You seem to be false sharing the AtomicLong between the threads/cores. I'll try it out when I have more time later with a demo, however - much better would be to have each WorkHandler with a private variable that each thread owns (either it's own AtomicLong or preferably a plain long).
Update:
If you change your Disruptor line to:
Disruptor<ValueEvent> disruptor = new Disruptor<ValueEvent>(
ValueEvent.EVENT_FACTORY, ringBufferSize,
exec,
com.lmax.disruptor.dsl.ProducerType.SINGLE,
new com.lmax.disruptor.BusySpinWaitStrategy());
You'll get much better results:
jason@debian01:~/code/stackoverflow$ java -cp disruptor-3.1.1.jar:. TwoPhaseDisruptor 4 100000 1024
time spent 2728 ms
amount of work done 200000
I reviewed the code and tried to fix false sharing, but found little improvement.
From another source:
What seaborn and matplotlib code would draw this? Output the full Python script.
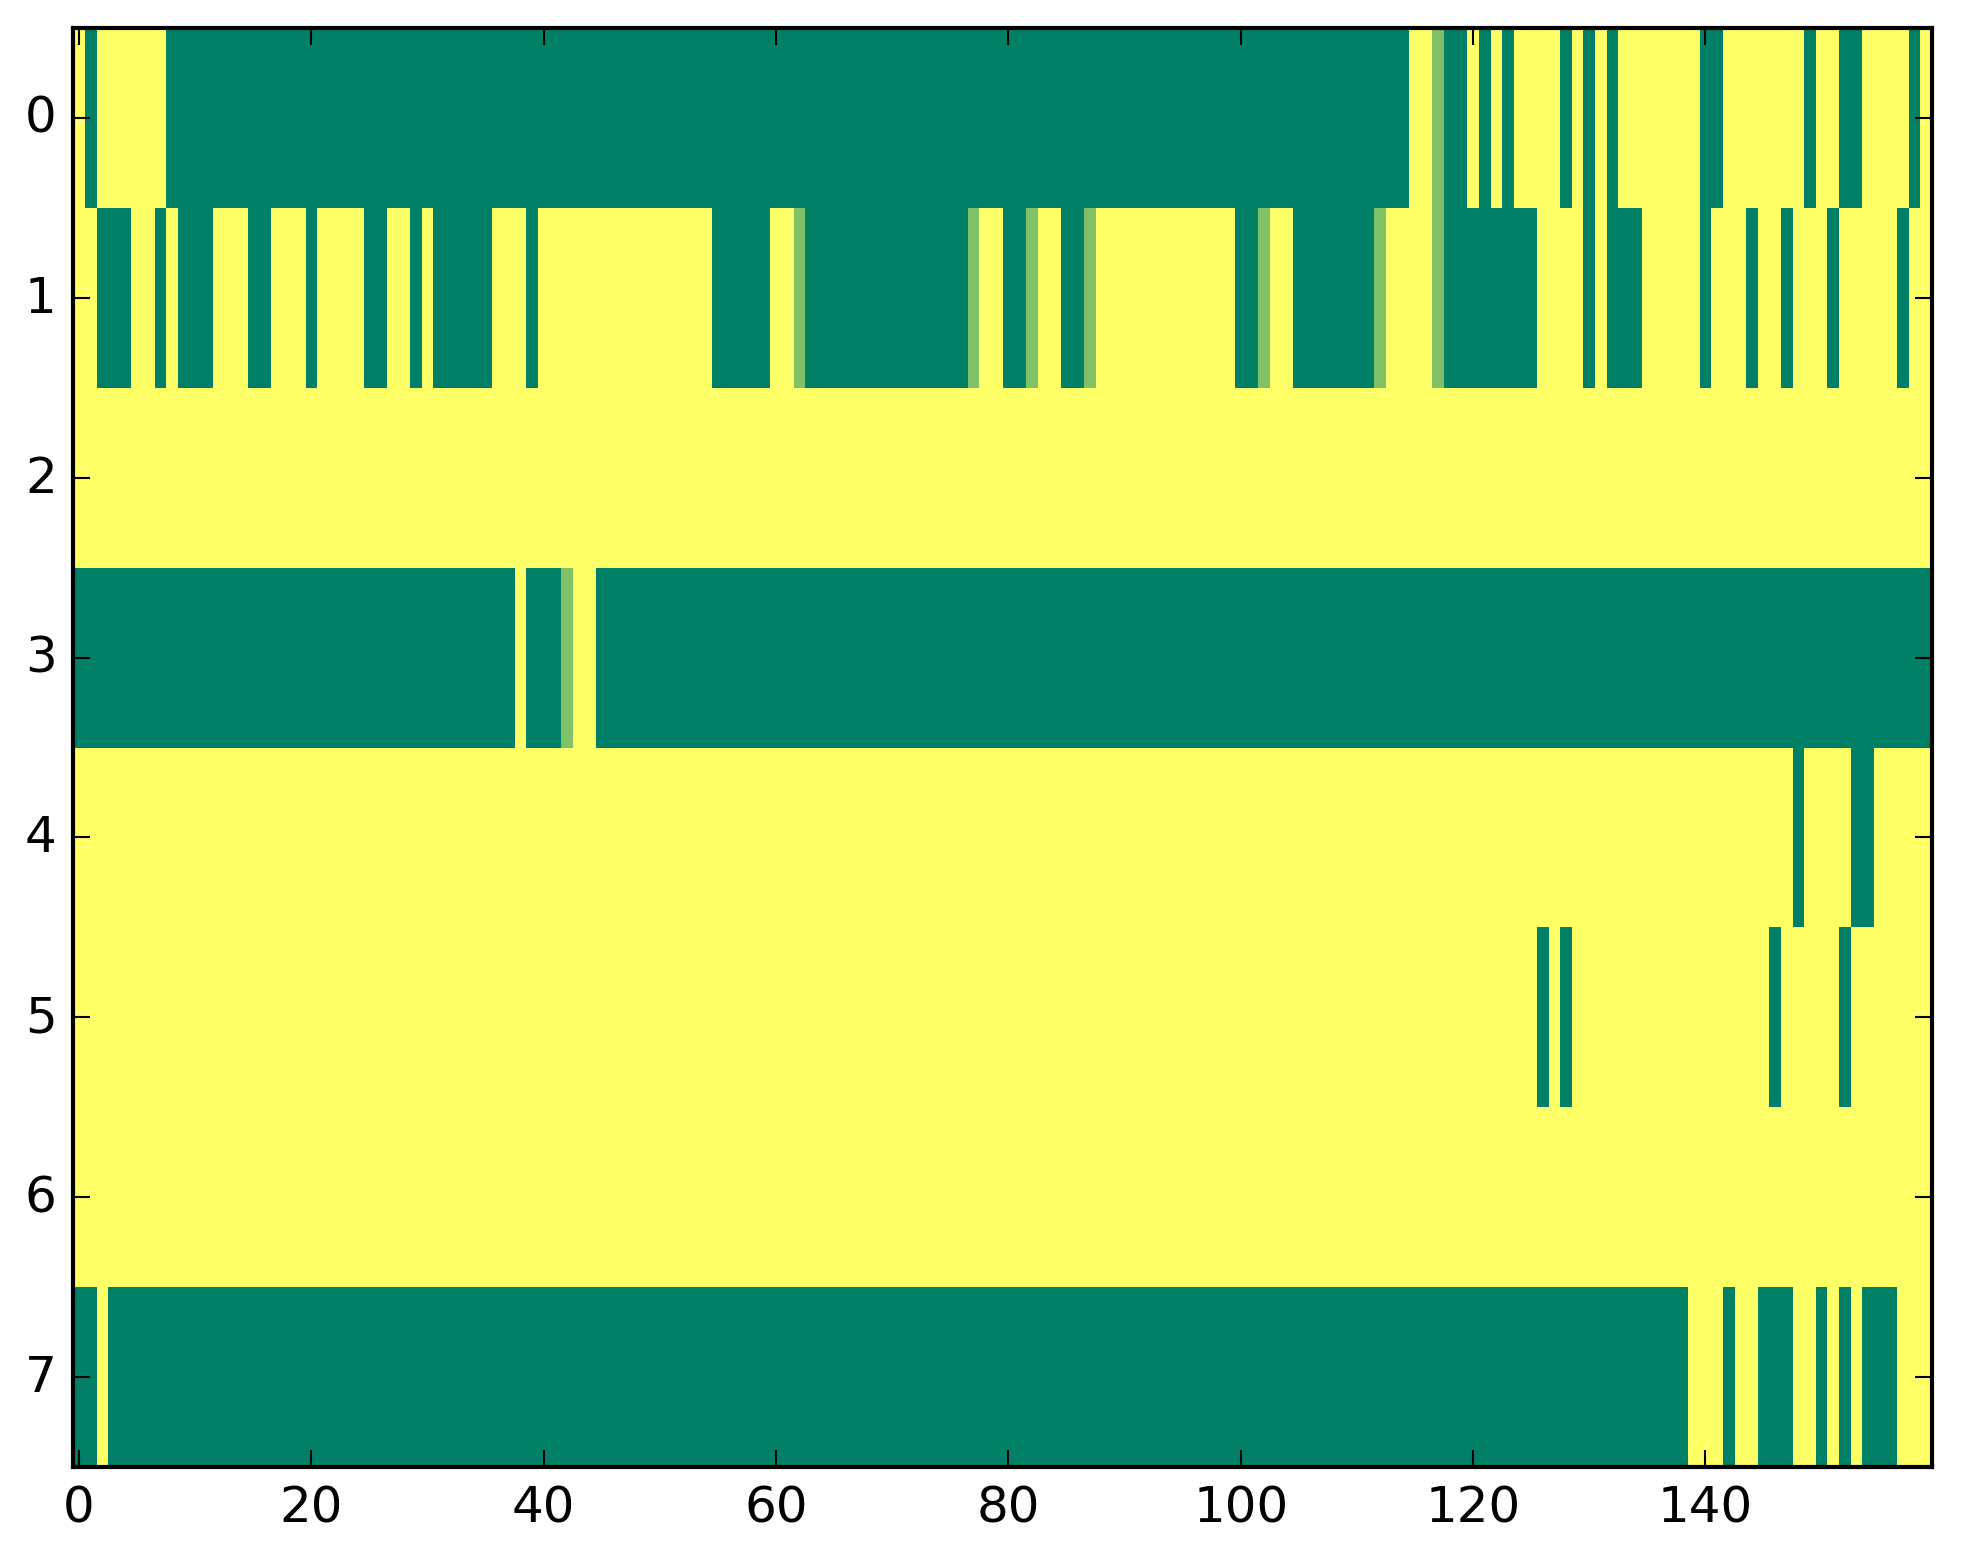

That's when I noticed on my 8core that the CPUs were nowhere near 100% (even for the four-worker test). From this I determined, at least, that a yielding/spinning wait strategy will bring reduced latency if you have CPU to burn.
Just make sure you have at least 8 cores (you'll need 8 for processing, plus one for publishing the messages).